A la fin des années 1970, il signe In the Midst of Chaos sous le nom d’Orange, quartette qu’il emmena avec le guitariste Barry Greika. Un peu plus tard, c’est avec deux autres guitaristes, Froc Filipetti et Bill Walach, qu’il enregistre le deuxième élément de sa discographie : Trinity Symphony. Le gros de sa discographie, le saxophoniste l’enregistrera pourtant bien des années plus tard en compagnie de Randall Colbourne, batteur qu’il rencontre à la fin des années 1980 – avec Daniel Carter, Raphe Malik et Sabir Mateen, le duo enregistrera l’indispensable Resonance, enregistrement d’un concert daté de 1997 autoproduit par Flaherty sur Zaabway en 2005.

Paul Flaherty 2

Malgré les preuves données, indéniables déjà, du talent avec lequel le saxophoniste tient à créer autant qu’à en découdre, Flaherty soignera encore davantage ensuite au contact de jeunes musiciens ses dons de virulence.  Avec les batteurs Chris Corsano – le duo a donné plusieurs disques d’importance – et Weasel Walter, le trompettiste Greg Kelley, le violoniste C. Spencer Yeh…, Flaherty s’est offert un supplément d’âme – ce phrên, en grec, qui donnera phrenesis… « Je n’ai envie d’écrire que dans un état explosif, dans la fièvre ou la crispation, dans une stupeur muée en frénésie, dans un climat de règlement de compte où les invectives remplacent les gifles et les coups. » Ce passage de Cioran, Flaherty ne peut qu’y souscrire, tout en prenant soin de toujours nuancer l’invective et de faire varier les climats. A ce jeu, ses partenaires peuvent l’aider. Pour exemple, prenons An Airless Field, enregistré en duo avec Bill Nace.

Paul Flaherty 1

Le 1er décembre 2007, Flaherty et le guitariste ont enregistré de quoi permettre à Ecstatic Peace! de produire deux disques : Paul Flaherty / Thurston Moore / Bill Nace et An Airless Field.  Après avoir inventé en trio sur les zones de perturbations nées de l’agitation de deux musiciens amateurs de bruits – Flaherty a côtoyé Moore quelques années auparavant en quartette dans lequel on trouvait aussi Wally Shoup et Chris Corsano –, le saxophoniste teste la résistance de Nace, avec lequel il sera amené à enregistrer encore (en duo ou en présence de Steve Baczkowski ou Laila Salins).

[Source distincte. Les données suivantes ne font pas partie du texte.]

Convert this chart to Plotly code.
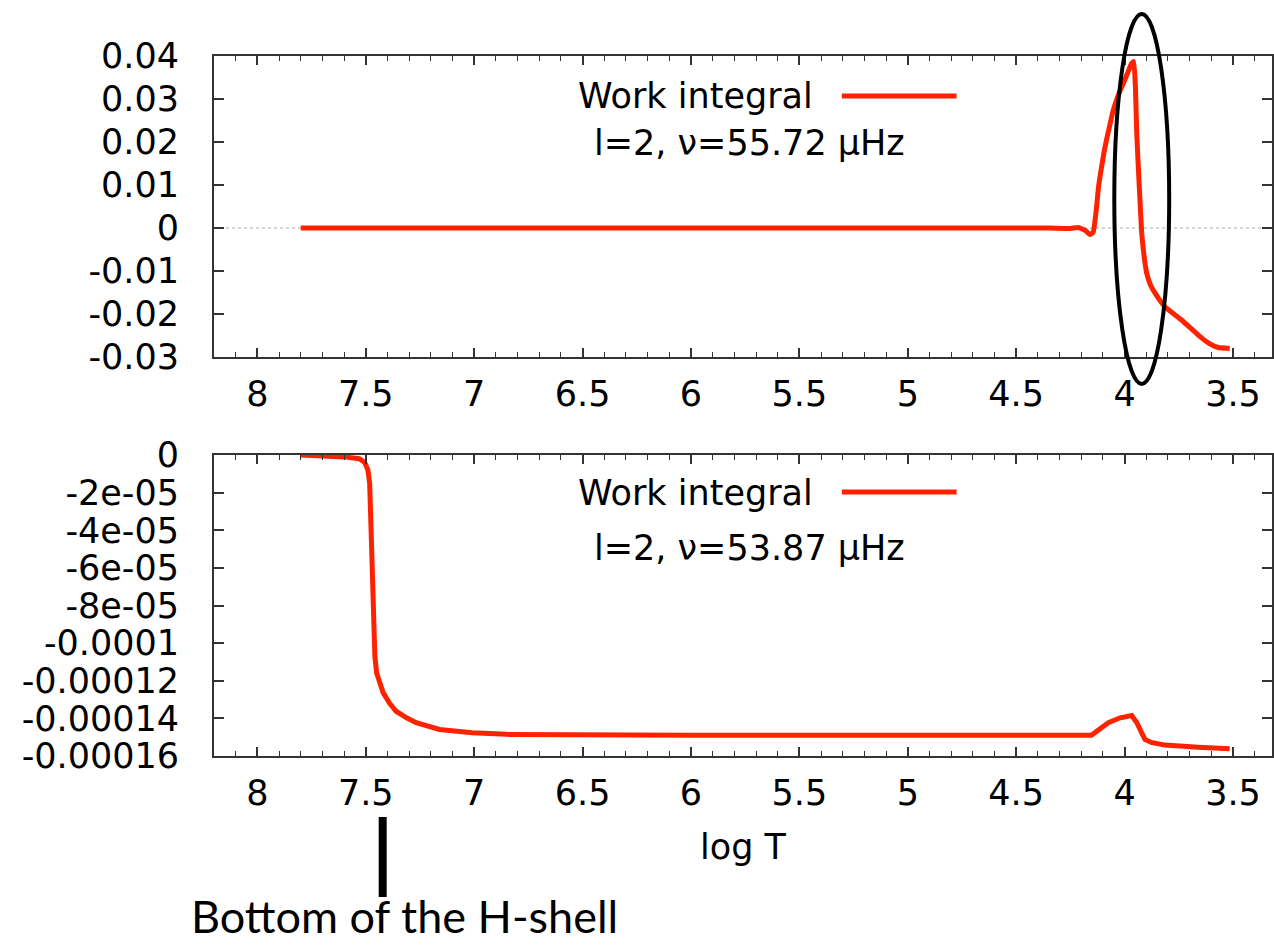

Plus virulent – moins expérimenté, certes – que Moore (aller écouter X.O.4. ou Body/Head), Nace pourrait être aux cordes ce que Corsano est  au tambour : un agent provocateur qui sied à la verve du ténor comme de l’alto.  En douce, le guitariste entretient un drone instable que le saxophone percera de toutes parts (ses aigus sifflent et ses graves charment) avant de maîtriser un larsen qui pousse le souffle épais à convenir avec lui de tout sacrifier à un free extensif. En situation, l’ampli est derrière Nace et son instrument ; dans le vinyle, il est là, devant, qui crache des grisailles allant aux derniers rauques inventés par Paul Flaherty. La suite est une fin : l’anaérobie disparaissant avec le retour de l’oxygène.